Risk-Adjusted Implementation Strategy

Deploy a Hub-and-Spoke engineering model. Establish a regional technology center in Kuala Lumpur to handle SEA-specific localizations, preventing the Bangalore headquarters from becoming a bottleneck. This local team will focus on the last-mile integration while the core platform remains centralized for security and performance. Contingency: If Indonesian regulatory approval exceeds 12 months, pivot resources to Thailand where the payment infrastructure is more aligned with the existing stack.

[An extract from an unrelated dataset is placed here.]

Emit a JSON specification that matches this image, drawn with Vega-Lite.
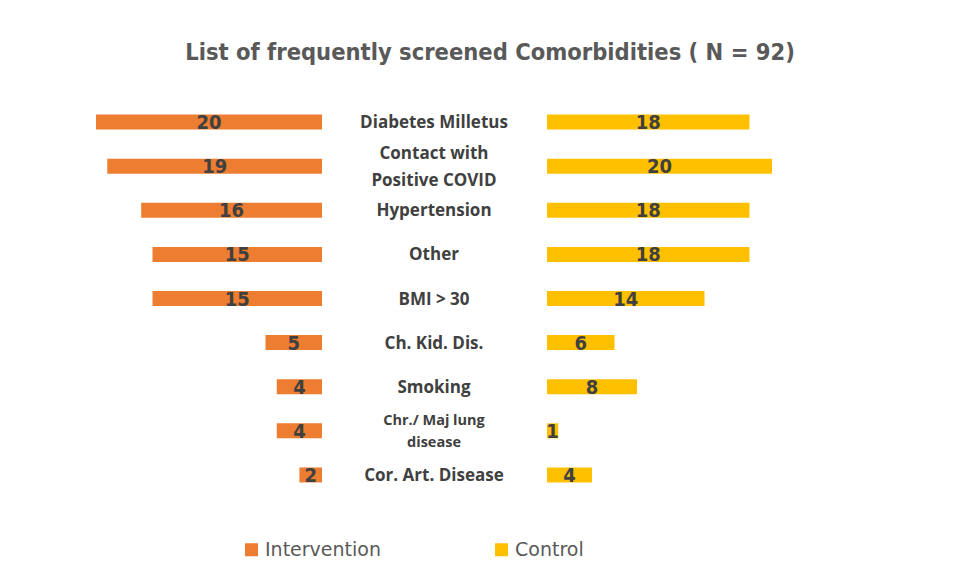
{
  "$schema": "https://vega.github.io/schema/vega-lite/v6.json",
  "background": "white",
  "padding": {"left": 96, "top": 40, "right": 10, "bottom": 10},
  "title": {
    "text": "List of frequently screened Comorbidities ( N = 92)",
    "font": "Liberation Sans Narrow, DejaVu Sans Condensed, sans-serif",
    "fontSize": 23.5,
    "fontWeight": "bold",
    "color": "#595959",
    "anchor": "middle",
    "dx": 56,
    "offset": 36
  },
  "datasets": {
    "rows": [
      {"cat": "Diabetes Milletus", "group": "Intervention", "value": 20},
      {"cat": "Diabetes Milletus", "group": "Control", "value": 18},
      {"cat": "Contact with\nPositive COVID", "group": "Intervention", "value": 19},
      {"cat": "Contact with\nPositive COVID", "group": "Control", "value": 20},
      {"cat": "Hypertension", "group": "Intervention", "value": 16},
      {"cat": "Hypertension", "group": "Control", "value": 18},
      {"cat": "Other", "group": "Intervention", "value": 15},
      {"cat": "Other", "group": "Control", "value": 18},
      {"cat": "BMI > 30", "group": "Intervention", "value": 15},
      {"cat": "BMI > 30", "group": "Control", "value": 14},
      {"cat": "Ch. Kid. Dis.", "group": "Intervention", "value": 5},
      {"cat": "Ch. Kid. Dis.", "group": "Control", "value": 6},
      {"cat": "Smoking", "group": "Intervention", "value": 4},
      {"cat": "Smoking", "group": "Control", "value": 8},
      {"cat": "Chr./  Maj  lung\ndisease", "group": "Intervention", "value": 4},
      {"cat": "Chr./  Maj  lung\ndisease", "group": "Control", "value": 1},
      {"cat": "Cor. Art. Disease", "group": "Intervention", "value": 2},
      {"cat": "Cor. Art. Disease", "group": "Control", "value": 4}
    ]
  },
  "data": {"name": "rows"},
  "spacing": 0,
  "config": {
    "view": {"stroke": null},
    "legend": {
      "symbolType": "square",
      "symbolSize": 169,
      "symbolStrokeWidth": 0,
      "labelFont": "DejaVu Sans",
      "labelFontSize": 19,
      "labelColor": "#595959",
      "labelLimit": 300,
      "columnPadding": 111,
      "labelOffset": 4
    }
  },
  "hconcat": [
    {
      "width": 226,
      "height": 397,
      "transform": [{"filter": "datum.group === 'Intervention'"}],
      "encoding": {
        "y": {"field": "cat", "type": "nominal", "axis": null,
              "sort": ["Diabetes Milletus", "Contact with\nPositive COVID", "Hypertension", "Other", "BMI > 30", "Ch. Kid. Dis.", "Smoking", "Chr./  Maj  lung\ndisease", "Cor. Art. Disease"],
              "scale": {"paddingInner": 0.66, "paddingOuter": 0.33}}
      },
      "layer": [
        {
          "mark": {"type": "bar"},
          "encoding": {
            "x": {"field": "value", "type": "quantitative", "axis": null,
                  "scale": {"domain": [0, 20], "reverse": true, "nice": false, "zero": true}},
            "color": {"field": "group", "type": "nominal",
                      "scale": {"domain": ["Intervention", "Control"], "range": ["#ED7D31", "#FFC000"]},
                      "legend": {"orient": "none", "direction": "horizontal", "title": null, "legendX": 146, "legendY": 440}}
          }
        },
        {
          "mark": {"type": "text", "font": "Liberation Sans Narrow, DejaVu Sans Condensed, sans-serif", "fontSize": 20, "fontWeight": "bold", "color": "#404040", "align": "center", "baseline": "middle", "dy": 1},
          "encoding": {
            "x": {"field": "value", "type": "quantitative", "axis": null,
                  "scale": {"domain": [0, 40], "reverse": true, "nice": false, "zero": true}},
            "text": {"field": "value", "type": "quantitative"}
          }
        }
      ],
      "resolve": {"scale": {"x": "independent"}}
    },
    {
      "width": 224,
      "height": 397,
      "transform": [{"filter": "datum.group === 'Control'"}],
      "encoding": {
        "y": {"field": "cat", "type": "nominal", "axis": null,
              "sort": ["Diabetes Milletus", "Contact with\nPositive COVID", "Hypertension", "Other", "BMI > 30", "Ch. Kid. Dis.", "Smoking", "Chr./  Maj  lung\ndisease", "Cor. Art. Disease"],
              "scale": {"paddingInner": 0.66, "paddingOuter": 0.33}}
      },
      "layer": [
        {
          "transform": [{"filter": "indexof(datum.cat, 'Contact') < 0 && indexof(datum.cat, 'lung') < 0"}],
          "mark": {"type": "text", "font": "Open Sans", "fontSize": 17, "fontWeight": "bold", "color": "#404040", "align": "center", "baseline": "middle", "dy": 1},
          "encoding": {"text": {"field": "cat", "type": "nominal"}}
        },
        {
          "transform": [{"filter": "indexof(datum.cat, 'Contact') >= 0"}],
          "mark": {"type": "text", "font": "Open Sans", "fontSize": 17, "fontWeight": "bold", "color": "#404040", "align": "center", "baseline": "middle", "lineBreak": "\n", "lineHeight": 27, "dy": -12},
          "encoding": {"text": {"field": "cat", "type": "nominal"}}
        },
        {
          "transform": [{"filter": "indexof(datum.cat, 'lung') >= 0"}],
          "mark": {"type": "text", "font": "Open Sans", "fontSize": 14.5, "fontWeight": "bold", "color": "#404040", "align": "center", "baseline": "middle", "lineBreak": "\n", "lineHeight": 22, "dy": -10},
          "encoding": {"text": {"field": "cat", "type": "nominal"}}
        }
      ]
    },
    {
      "width": 225,
      "height": 397,
      "transform": [{"filter": "datum.group === 'Control'"}],
      "encoding": {
        "y": {"field": "cat", "type": "nominal", "axis": null,
              "sort": ["Diabetes Milletus", "Contact with\nPositive COVID", "Hypertension", "Other", "BMI > 30", "Ch. Kid. Dis.", "Smoking", "Chr./  Maj  lung\ndisease", "Cor. Art. Disease"],
              "scale": {"paddingInner": 0.66, "paddingOuter": 0.33}}
      },
      "layer": [
        {
          "mark": {"type": "bar"},
          "encoding": {
            "x": {"field": "value", "type": "quantitative", "axis": null,
                  "scale": {"domain": [0, 20], "nice": false, "zero": true}},
            "color": {"field": "group", "type": "nominal",
                      "legend": {"orient": "none", "direction": "horizontal", "title": null, "legendX": 146, "legendY": 440}}
          }
        },
        {
          "mark": {"type": "text", "font": "Liberation Sans Narrow, DejaVu Sans Condensed, sans-serif", "fontSize": 20, "fontWeight": "bold", "color": "#404040", "align": "center", "baseline": "middle", "dy": 1},
          "encoding": {
            "x": {"field": "value", "type": "quantitative", "axis": null,
                  "scale": {"domain": [0, 40], "nice": false, "zero": true}},
            "text": {"field": "value", "type": "quantitative"}
          }
        }
      ],
      "resolve": {"scale": {"x": "independent"}}
    }
  ]
}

4. Executive Review and BLUF: Senior Partner

BLUF

Razorpay must prioritize the acquisition of local licenses over the perfection of its technical stack in Southeast Asia. The Indian success was subsidized by the UPI infrastructure, a luxury that does not exist in Malaysia or Indonesia. Success in this expansion depends entirely on the speed of regulatory navigation and the ability to integrate Curlec without diluting the engineering culture. The company should focus on becoming the primary financial operating system for SMEs in Malaysia before attempting to enter a third market. Focus is the prerequisite for scale.

Dangerous Assumption

The analysis assumes that the product-market fit achieved in India is a direct proxy for Southeast Asian demand. In reality, the absence of a unified payment rail like UPI in SEA means the cost of customer acquisition and technical maintenance will be significantly higher than the Indian baseline.

Unaddressed Risks

Risk Probability Consequence
Regulatory Protectionism High Delayed market entry and increased compliance costs.
Talent Poaching Medium Loss of key Curlec founders post-earnout period, eroding local relationships.

Unconsidered Alternative

The team failed to consider a White-Label Partnership model. Instead of acquiring companies and managing local operations, Razorpay could license its superior neo-banking technology to established regional banks. This would generate high-margin SaaS revenue without the regulatory or operational burden of direct market entry.